Amazingly, through all that Balthazar must suffer, Bresson never makes the animal pitiable. He is Christ-like in this way, ready to accept the indignity and punishment of the mortal world in order to inspire greatness in others. In the final scenes, Gerard loads the donkey down with treasures, prodding him on a journey through the night toward the promise of greater reward--a twisted version of the Biblical Balthazar's journey to Bethlehem. This little smuggling operation runs afoul of the law, though, and Balthazar is abandoned. Left alone and on his last legs, wounded in the side the way the crucified Christ was stabbed by Roman soldiers, Balthazar is transformed into a saintly figure, a martyr. He wanders into a field and joins a flock of sheep, and they gather around him, the multitude welcoming him home. It is at once sublime and sad.



In terms of Bresson's style, Au hasard Balthazar is a realization of his idea that behavior is a more effective storytelling device than expositional narrative.

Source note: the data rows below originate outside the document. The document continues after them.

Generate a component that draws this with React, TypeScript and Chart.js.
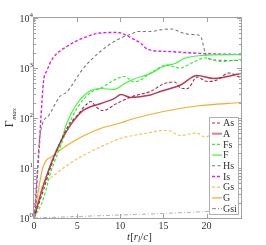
import React, { useEffect, useRef } from "react";
import { Chart, registerables } from "chart.js";

Chart.register(...registerables);

// ---- data (t in r_l/c, Gamma_max values) ----
const asT = [0, 1, 2, 3, 4, 5, 6.2, 6.6, 7.2, 8.0, 9.6, 11.4, 13.5, 15.0, 16.3, 17.0, 17.8, 18.9, 20.1, 21.2, 22.6, 24];
const asV = [1, 3.2, 11.2, 31.6, 71, 112, 195, 214, 166, 141, 195, 269, 339, 479, 525, 398, 389, 661, 537, 575, 794, 631];

const aT = [0, 1, 2, 3, 4, 4.85, 5.8, 7.75, 9.3, 10.1, 11.2, 13.5, 14.65, 17.0, 18.9, 20.85, 24];
const aV = [1, 4, 12.6, 31.6, 63, 100, 145, 195, 245, 295, 257, 288, 339, 457, 708, 617, 776];

const fsT = [0, 1, 2, 3, 4, 5, 6.5, 8, 8.9, 10.5, 11.6, 13.8, 15.4, 16.9, 18.3, 19.8, 21.6, 24];
const fsV = [1, 2.2, 8.9, 25, 71, 158, 316, 417, 525, 676, 525, 851, 1150, 1000, 1260, 1585, 1350, 1480];

const fT = [0, 1, 2.5, 3.0, 3.8, 5.0, 6.4, 7.75, 9.3, 10.5, 11.6, 13.5, 15.0, 16.5, 17.4, 19.4, 24];
const fV = [1, 4, 20, 28, 79, 195, 339, 389, 372, 490, 603, 776, 1072, 1260, 1550, 1780, 1860];

const hsT = [0, 0.3, 0.6, 1.0, 1.7, 3.0, 3.8, 5.7, 7.7, 9.6, 11.4, 12.0, 13.6, 14.5, 15.9, 17.4, 19.0, 19.3, 20.0, 20.9, 23.3, 24];
const hsV = [1, 5, 32, 78, 112, 269, 331, 977, 2140, 3630, 4900, 5370, 5370, 5750, 6030, 4900, 4570, 4370, 1700, 1445, 1413, 1413];

const isT = [0, 0.2, 0.4, 0.6, 0.8, 1.1, 1.5, 2.2, 3.8, 5.7, 7.7, 9.65, 11.2, 12.4, 13.2, 15.5, 19.4, 24];
const isV = [1, 2, 8, 25, 100, 537, 890, 1580, 2690, 3980, 5010, 5130, 4070, 3090, 2340, 2140, 1950, 1860];

const gsT = [0, 1.08, 1.86, 3.8, 5.7, 7.7, 10, 11.5, 13.45, 15, 15.8, 16.9, 18.9, 19.8, 21, 24];
const gsV = [1, 4.9, 6.2, 11.2, 17.8, 26.3, 38.9, 44.7, 51.3, 56.2, 55, 44.7, 50.1, 41.7, 50.1, 53.7];

const gT = [0, 1.0, 2.25, 3.8, 5.7, 7.7, 10, 11.2, 15, 18.9, 24];
const gV = [1, 9.8, 17.8, 28.2, 43.7, 61.7, 79.4, 93.3, 135, 174, 204];

const gsiT = [0, 5, 10, 15, 20, 24];
const gsiV = [1, 1.07, 1.15, 1.23, 1.35, 1.48];

const xTicks = [0, 5, 10, 15, 20];
const yDecades = [0, 1, 2, 3, 4];

const pts = (t: number[], v: number[]) => t.map((x, i) => ({ x, y: v[i] }));

const FONT = '"Liberation Serif", "DejaVu Serif", serif';

type Ser = { label: string; t: number[]; v: number[]; color: string; legendColor?: string; dash: number[]; width: number; legendWidth?: number };

const series: Ser[] = [
  { label: "As", t: asT, v: asV, color: "#a3284a", dash: [3, 2], width: 1.1 },
  { label: "A", t: aT, v: aV, color: "#b73a56", legendColor: "#d7808f", dash: [], width: 1.4, legendWidth: 2 },
  { label: "Fs", t: fsT, v: fsV, color: "#35ec35", dash: [3, 2], width: 1.2 },
  { label: "F", t: fT, v: fV, color: "#3ff53f", dash: [], width: 1.2 },
  { label: "Hs", t: hsT, v: hsV, color: "#787878", dash: [3, 2.5], width: 1.1 },
  { label: "Is", t: isT, v: isV, color: "#dd22dd", dash: [3, 2], width: 1.4 },
  { label: "Gs", t: gsT, v: gsV, color: "#f6c35a", dash: [3, 2], width: 1.2 },
  { label: "G", t: gT, v: gV, color: "#f0ad2a", dash: [], width: 1.2 },
  { label: "Gsi", t: gsiT, v: gsiV, color: "#9a9a9a", dash: [4, 2, 1, 2], width: 0.8 },
];

const decorPlugin = {
  id: "decor",
  afterDatasetsDraw(chart: any) {
    const { ctx, chartArea } = chart;
    const { left, right, top, bottom } = chartArea;
    const xs = chart.scales.x;
    const ys = chart.scales.y;
    ctx.save();
    // frame
    ctx.strokeStyle = "#a0a0a0";
    ctx.lineWidth = 1;
    ctx.setLineDash([]);
    ctx.strokeRect(left - 0.5, top - 0.5, right - left + 1, bottom - top + 1);
    // x ticks
    ctx.beginPath();
    for (const v of xTicks) {
      const px = Math.round(xs.getPixelForValue(v)) + 0.5;
      ctx.moveTo(px, bottom);
      ctx.lineTo(px, bottom - 4);
      ctx.moveTo(px, top);
      ctx.lineTo(px, top + 4);
    }
    // y ticks
    for (const d of yDecades) {
      for (let m = 1; m <= 9; m++) {
        if (d === 4 && m > 1) break;
        const val = m * Math.pow(10, d);
        const py = Math.round(ys.getPixelForValue(val)) + 0.5;
        const len = m === 1 ? 4 : 2;
        ctx.moveTo(left, py);
        ctx.lineTo(left + len, py);
        ctx.moveTo(right, py);
        ctx.lineTo(right - len, py);
      }
    }
    ctx.stroke();

    ctx.fillStyle = "#333";
    // x tick labels
    ctx.font = `10px ${FONT}`;
    ctx.textAlign = "center";
    ctx.textBaseline = "alphabetic";
    for (const v of xTicks) {
      ctx.fillText(String(v), xs.getPixelForValue(v), bottom + 11);
    }
    // y tick labels 10^d
    for (const d of yDecades) {
      const py = ys.getPixelForValue(Math.pow(10, d));
      ctx.font = `7px ${FONT}`;
      const ew = ctx.measureText(String(d)).width;
      ctx.textAlign = "right";
      ctx.fillText(String(d), left - 1, py - 1);
      ctx.font = `10px ${FONT}`;
      ctx.fillText("10", left - 1 - ew, py + 3.5);
    }
    // x title t[r_l/c]
    {
      const parts: [string, string, number][] = [
        ["t", "italic 11px", 0],
        ["[", "11px", 0],
        ["r", "italic 11px", 0],
        ["l", "italic 8px", 2],
        ["/", "11px", 0],
        ["c", "italic 11px", 0],
        ["]", "11px", 0],
      ];
      let total = 0;
      for (const [s, f] of parts) {
        ctx.font = `${f} ${FONT}`;
        total += ctx.measureText(s).width;
      }
      let x0 = (left + right) / 2 - total / 2 + 2;
      const by = 240;
      ctx.textAlign = "left";
      for (const [s, f, dy] of parts) {
        ctx.font = `${f} ${FONT}`;
        ctx.fillText(s, x0, by + dy);
        x0 += ctx.measureText(s).width;
      }
    }
    // y title Gamma_max
    {
      ctx.save();
      ctx.translate(13, (top + bottom) / 2);
      ctx.rotate(-Math.PI / 2);
      ctx.textAlign = "left";
      ctx.font = `12px ${FONT}`;
      const gw = ctx.measureText("Γ").width;
      ctx.font = `italic 7px ${FONT}`;
      const mw = ctx.measureText("max").width;
      const sx = -(gw + mw) / 2;
      ctx.font = `12px ${FONT}`;
      ctx.fillText("Γ", sx, 0);
      ctx.font = `italic 7px ${FONT}`;
      ctx.fillText("max", sx + gw + 0.5, 2.5);
      ctx.restore();
    }
    // legend
    {
      const bx = 209.5, by = 117.5, bw = 29, bh = 97;
      ctx.fillStyle = "#ffffff";
      ctx.fillRect(bx, by, bw, bh);
      ctx.strokeStyle = "#b0b0b0";
      ctx.lineWidth = 1;
      ctx.setLineDash([]);
      ctx.strokeRect(bx, by, bw, bh);
      series.forEach((s, i) => {
        const cy = 123 + i * 10.7;
        ctx.strokeStyle = s.legendColor || s.color;
        ctx.lineWidth = s.legendWidth || Math.max(s.width, 1.1);
        ctx.setLineDash(s.dash);
        ctx.beginPath();
        ctx.moveTo(212, cy);
        ctx.lineTo(222, cy);
        ctx.stroke();
        ctx.setLineDash([]);
        ctx.fillStyle = "#333";
        ctx.font = `10px ${FONT}`;
        ctx.textAlign = "left";
        ctx.textBaseline = "middle";
        ctx.fillText(s.label, 223, cy + 0.5);
      });
    }
    ctx.restore();
  },
};

export default function App() {
  const ref = useRef<HTMLCanvasElement | null>(null);
  useEffect(() => {
    document.body.style.margin = "0";
    if (!ref.current) return;
    const chart = new Chart(ref.current, {
      type: "line",
      data: {
        datasets: series.map((s) => ({
          label: s.label,
          data: pts(s.t, s.v),
          borderColor: s.color,
          borderWidth: s.width,
          borderDash: s.dash,
          pointRadius: 0,
          fill: false,
          cubicInterpolationMode: "monotone" as const,
        })),
      },
      options: {
        responsive: false,
        animation: false,
        layout: { padding: { left: 34, right: 25, top: 18, bottom: 27 } },
        plugins: { legend: { display: false }, tooltip: { enabled: false } },
        scales: {
          x: { type: "linear", min: 0, max: 24, display: false },
          y: { type: "logarithmic", min: 1, max: 10000, display: false },
        },
      },
      plugins: [decorPlugin],
    });
    return () => chart.destroy();
  }, []);
  return (
    <div style={{ width: 266, height: 245 }}>
      <canvas ref={ref} width={266} height={245} />
    </div>
  );
}
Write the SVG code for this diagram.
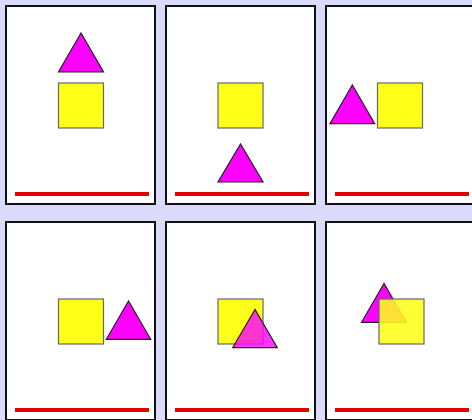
<svg xmlns="http://www.w3.org/2000/svg" width="472" height="420" viewBox="0 0 472 420">
<style>
.panel{fill:#fff;stroke:#111;stroke-width:2}
.sq{fill:#ffff1a;stroke:#666;stroke-width:1.2}
.tri{fill:#ff00ff;stroke:#222;stroke-width:1.2}
.line{stroke:#e60000;stroke-width:4}
</style>
<rect width="472" height="420" fill="#dadafc"/>
<g id="panel1">
<rect class="panel" x="6" y="6" width="149" height="198"/>
<polygon class="tri" points="81,33 58.5,72 103.5,72"/>
<rect class="sq" x="58.5" y="83" width="45" height="45"/>
<line class="line" x1="15" y1="194" x2="149" y2="194"/>
</g>
<g id="panel2">
<rect class="panel" x="166" y="6" width="149" height="198"/>
<rect class="sq" x="218" y="83" width="45" height="45"/>
<polygon class="tri" points="240.5,144 218,182 263,182"/>
<line class="line" x1="175" y1="194" x2="309" y2="194"/>
</g>
<g id="panel3">
<rect class="panel" x="326" y="6" width="149" height="198"/>
<polygon class="tri" points="352.3,85 330,123.7 374.7,123.7"/>
<rect class="sq" x="377.5" y="83" width="45" height="45"/>
<line class="line" x1="335" y1="194" x2="469" y2="194"/>
</g>
<g id="panel4">
<rect class="panel" x="6" y="222" width="149" height="198"/>
<rect class="sq" x="58.5" y="299" width="45" height="45"/>
<polygon class="tri" points="128.5,301 106.3,339.3 150.7,339.3"/>
<line class="line" x1="15" y1="410" x2="149" y2="410"/>
</g>
<g id="panel5">
<rect class="panel" x="166" y="222" width="149" height="198"/>
<rect class="sq" x="218" y="299" width="45" height="45"/>
<polygon class="tri" points="255,309.5 232.7,347.7 277.3,347.7" fill-opacity="0.8"/>
<line class="line" x1="175" y1="410" x2="309" y2="410"/>
</g>
<g id="panel6">
<rect class="panel" x="326" y="222" width="149" height="198"/>
<polygon class="tri" points="384,283.5 361.5,322.3 406.5,322.3"/>
<rect class="sq" x="379" y="299" width="45" height="45" fill="#ffff00" fill-opacity="0.88"/>
<line class="line" x1="335" y1="410" x2="469" y2="410"/>
</g>
</svg>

By using allegory, he can separate his town from a more conventional reality, and much like the Biblical parables that have inspired him, characters can serve the purpose of the story in ways that may not play out in real life (for instance, Gerard never being arrested or punished despite everyone knowing of various crimes). He doesn't push the religious aspects of the story too hard, and even when he gets blatant (Arnold being called a devil, Marie's mother calling Balthazar a saint before loaning him to a church procession), it grows naturally from the situation. Bresson prefers his actors move more than speak, that they do rather than explain.

Again, this is where the animal character serves him well. Balthazar can't speak. He can bray, but I believe even that only occurs three times in the movie--once to announce to Marie that he has returned, the other two times as portents of evil approaching. Instead, he wanders amongst the humans as a silent observer, inspiring them to act through his inaction. No matter how bad things get, he never buckles, and in that, he is the most human of all, capable of more goodness than the allegedly smarter creatures that should know better. His divinity comes in his consistency, a trait Bresson maybe wished to cultivate more than any other. That it took a donkey to realize this endeavor merely proves that, like God, cinema often works in mysterious ways.